The Telegraph’s Travel Guides app and Waitrose’s My Waitrose club do not look alike. One lives in your pocket for a long weekend; the other lives in your weekly shop. The design question behind both is the same: how do you turn a brand people already respect into a relationship that repeats, without cheapening the story you are known for?
Story
The strategic story behind Travel Guides is competitive in the obvious places: travellers already judge you against Lonely Planet on authority and against Google on convenience. Google Trips was the memorable Google-branded trips experience before those flows folded into wider Google travel and maps surfaces. The Telegraph’s edge was never raw data; it was decades of Telegraph Travel journalism (critics, destination editors, restaurant writing) turned into an owned app that could sit beside those references instead of feeling like a brochure. See Telegraph Travel Guides app for how the title framed the product alongside its bench. Coverage around the app has described destination bundles built from Telegraph travel journalism (including additions such as Edinburgh and Northern Ireland over time), offline-friendly browsing so roaming charges do not punish curiosity, and structured picks (hotels, food, walks) with numbers and booking cues where they matter. That is loyalty by another name: the reader grants attention because the by-line carries authority.

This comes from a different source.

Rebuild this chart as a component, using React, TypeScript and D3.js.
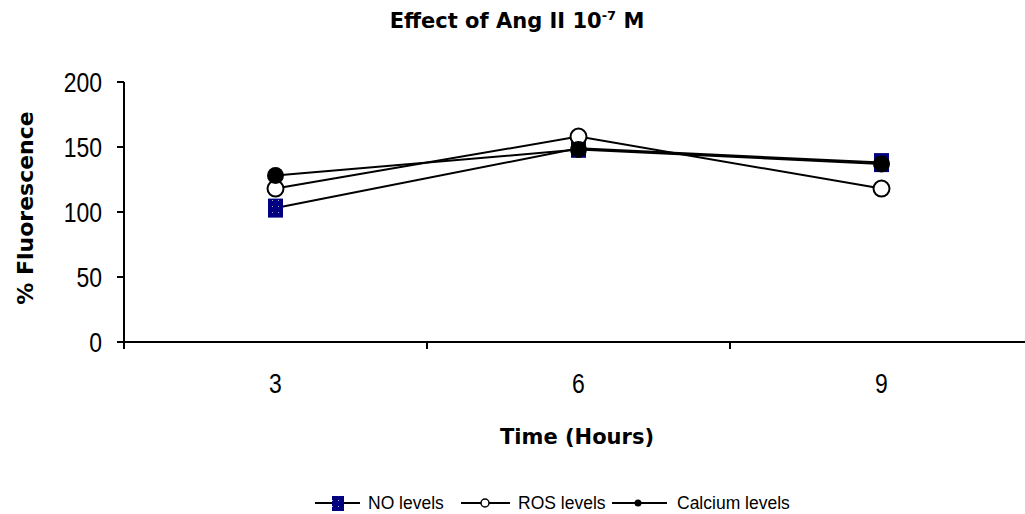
import React from "react";
import * as d3 from "d3";

const categories = ["3", "6", "9"];
const noLevels = [103, 149, 138];
const rosLevels = [118, 158, 118];
const calciumLevels = [128, 148, 137];
const yTicks = [0, 50, 100, 150, 200];

const W = 1025;
const H = 514;

export default function App() {
  const x = d3.scaleBand<string>().domain(categories).range([124, 1033]);
  const y = d3.scaleLinear().domain([0, 200]).range([342, 82]);
  const cx = (c: string) => (x(c) as number) + x.bandwidth() / 2;
  const line = d3
    .line<number>()
    .x((_, i) => cx(categories[i]))
    .y((d) => y(d));
  const sans = "'Liberation Sans', Arial, sans-serif";
  const bold = "'DejaVu Sans', 'Liberation Sans', Arial, sans-serif";

  const square = (px: number, py: number, key: string | number) => (
    <rect key={key} x={px - 7.5} y={py - 9.5} width={15} height={19} fill="url(#dots)" />
  );
  const ros = (px: number, py: number, key: string | number) => (
    <circle key={key} cx={px} cy={py} r={8} fill="#fff" stroke="#000" strokeWidth={2} />
  );
  const cal = (px: number, py: number, key: string | number) => (
    <circle key={key} cx={px} cy={py} r={8.5} fill="#000" />
  );

  return (
    <svg width={W} height={H} style={{ position: "absolute", left: 0, top: 0, background: "#fff" }}>
      <defs>
        <pattern id="dots" width={6} height={6} patternUnits="userSpaceOnUse">
          <rect width={6} height={6} fill="#000080" />
          <rect x={2} y={2} width={1} height={1} fill="#aab" />
        </pattern>
      </defs>
      <rect width={W} height={H} fill="#fff" />
      <text x={517} y={28} textAnchor="middle" fontFamily={bold} fontWeight="bold" fontSize={21}>
        Effect of Ang II 10
        <tspan dy={-8} fontSize={13}>-7</tspan>
        <tspan dy={8}> M</tspan>
      </text>
      {/* y axis */}
      <line x1={124} x2={124} y1={y(200)} y2={y(0)} stroke="#000" strokeWidth={2} />
      {yTicks.map((t) => (
        <g key={t}>
          <line x1={117} x2={124} y1={y(t)} y2={y(t)} stroke="#000" strokeWidth={2} />
          <text
            transform={`translate(102,${y(t) + 10}) scale(0.82,1)`}
            textAnchor="end"
            fontFamily={sans}
            fontSize={28}
          >
            {t}
          </text>
        </g>
      ))}
      <text
        transform={`translate(33,${208}) rotate(-90)`}
        textAnchor="middle"
        fontFamily={bold}
        fontWeight="bold"
        fontSize={22}
      >
        % Fluorescence
      </text>
      {/* x axis */}
      <line x1={117} x2={W} y1={y(0)} y2={y(0)} stroke="#000" strokeWidth={2} />
      {categories.map((c) => (
        <line key={c} x1={x(c) as number} x2={x(c) as number} y1={y(0)} y2={y(0) + 7} stroke="#000" strokeWidth={2} />
      ))}
      {categories.map((c) => (
        <text
          key={c}
          transform={`translate(${cx(c)},393) scale(0.82,1)`}
          textAnchor="middle"
          fontFamily={sans}
          fontSize={28}
        >
          {c}
        </text>
      ))}
      <text x={577} y={444} textAnchor="middle" fontFamily={bold} fontWeight="bold" fontSize={21}>
        Time (Hours)
      </text>
      {/* lines */}
      {[noLevels, rosLevels, calciumLevels].map((s, i) => (
        <path key={i} d={line(s) as string} fill="none" stroke="#000" strokeWidth={2} />
      ))}
      {noLevels.map((v, i) => square(cx(categories[i]), y(v), "n" + i))}
      {rosLevels.map((v, i) => ros(cx(categories[i]), y(v), "r" + i))}
      {calciumLevels.map((v, i) => cal(cx(categories[i]), y(v), "c" + i))}
      {/* legend */}
      <g fontFamily={sans} fontSize={17.5}>
        <line x1={315} x2={360} y1={503} y2={503} stroke="#000" strokeWidth={2} />
        <rect x={332} y={496} width={12} height={15} fill="url(#dots)" />
        <text x={368} y={509}>NO levels</text>
        <line x1={461} x2={510} y1={503} y2={503} stroke="#000" strokeWidth={2} />
        <circle cx={485} cy={503} r={4} fill="#fff" stroke="#000" strokeWidth={1.5} />
        <text x={518} y={509}>ROS levels</text>
        <line x1={612} x2={667} y1={503} y2={503} stroke="#000" strokeWidth={2} />
        <circle cx={638} cy={503} r={3.5} fill="#000" />
        <text x={677} y={509}>Calcium levels</text>
      </g>
    </svg>
  );
}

John Lewis Partnership’s Annual Report and Accounts for 2024/25 puts hard numbers on what “earning attention” looks like in grocery. My Waitrose grew 7% to 4.6 million active members; My John Lewis grew 11% to 3.7 million. Across the Partnership, more customers shopped the brands year on year. Waitrose sales rose 4.4% to £8.0 billion, with revenue at £7.5 billion, volumes up 2.6%, and continued investment in lower prices, range work such as Waitrose No.1, refits, and convenience formats. Loyalty here is not an abstract points battle: it is how the Partnership signals member-only value, personalised offers, and food-led rituals that fit a premium grocer.
The parallel is useful for product people. The Travel Guides app asks travellers to download and return when they plan the next trip; My Waitrose asks shoppers to scan and return every week. Both products must reward frequency without feeling transactional. That means honest surfaces: show why an offer exists, when it ends, and what “good” looks like for this brand, whether that brand is award-winning travel writing or Partner service on the shop floor.
“More customers shopped with our brands this year, up 2%, and we saw growth in our loyalty schemes: My Waitrose up 7% to 4.6 million active members and My John Lewis up 11% to 3.7 million.”
— John Lewis plc Annual Report and Accounts 2025 (Chair’s review)
Design and strategy teams often separate “content product” from “retail loyalty.” The annual report suggests that separation is tidier on a slide than in the customer’s life. People who care about quality food often care about where they travel; Telegraph readers who invest in long-form travel guidance are precisely the audience who notice when a loyalty scheme respects their time. The art direction on the cover here is candid travel: city light, phone in hand, everyday motion, because that is the texture of both journeys: real places, real baskets, real trade-offs on price and pleasure.
If you are building the next generation of membership experiences, steal the constraint, not the UI. For Travel Guides, the constraint is editorial credibility under time pressure on mobile. For My Waitrose, it is premium service plus transparent personalisation at scale. Get those right and the metrics follow, whether you measure repeat trips or repeat shops.